On the other hand, if the client’s child was 1 year old, taking that same risk makes sense. In fact, saving with only cash would cost them.
If you begin investing at your child’s birth for their college expenses, about a third of your goal could come from investment earnings alone, said Mark Kantrowitz, a financial aid expert.
You can enroll in an age-based 529 plan, which automatically becomes more conservative — more tilted toward bonds and away from stocks — as your child nears the end of high school.
Understanding your risk tolerance is particularly important when it comes to shorter-term goals because you have less time to ride out market downturns, experts say.

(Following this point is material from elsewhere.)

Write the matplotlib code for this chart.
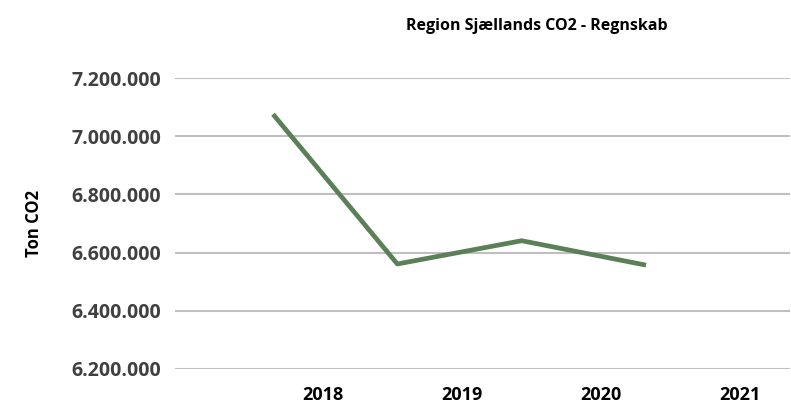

Still, a lot of the wisdom around retirement savings also applies to these goals. Mainly, you want your allocation to become less aggressive as you move closer to needing the cash.
For example, let’s say you want to have your down payment on a house ready in seven years.
Boneparth said he’d typically recommend investing between 40% and 60% of that savings in stocks, and each year easing more out of equities. Avoid the temptation to get complacent with too large a stock concentration.
The last thing you’d want to happen, Boneparth said, is to be over-allocated toward stocks and experience a big correction right before you were hoping to close on a house.
Of course individual retirement accounts and 401(k) plans are where you salt away money for your old age. For college savings, most experts recommend using a 529 plan because of the tax benefits.
When it comes to other goals, like starting a business or coming up with a down payment, you should usually use a brokerage account, Boneparth said.
Although you can tap some retirement accounts for buying a house and other objectives, there comes a downside with doing so, he added: “You’re interrupting the compounding going on there for a longer-term goal.”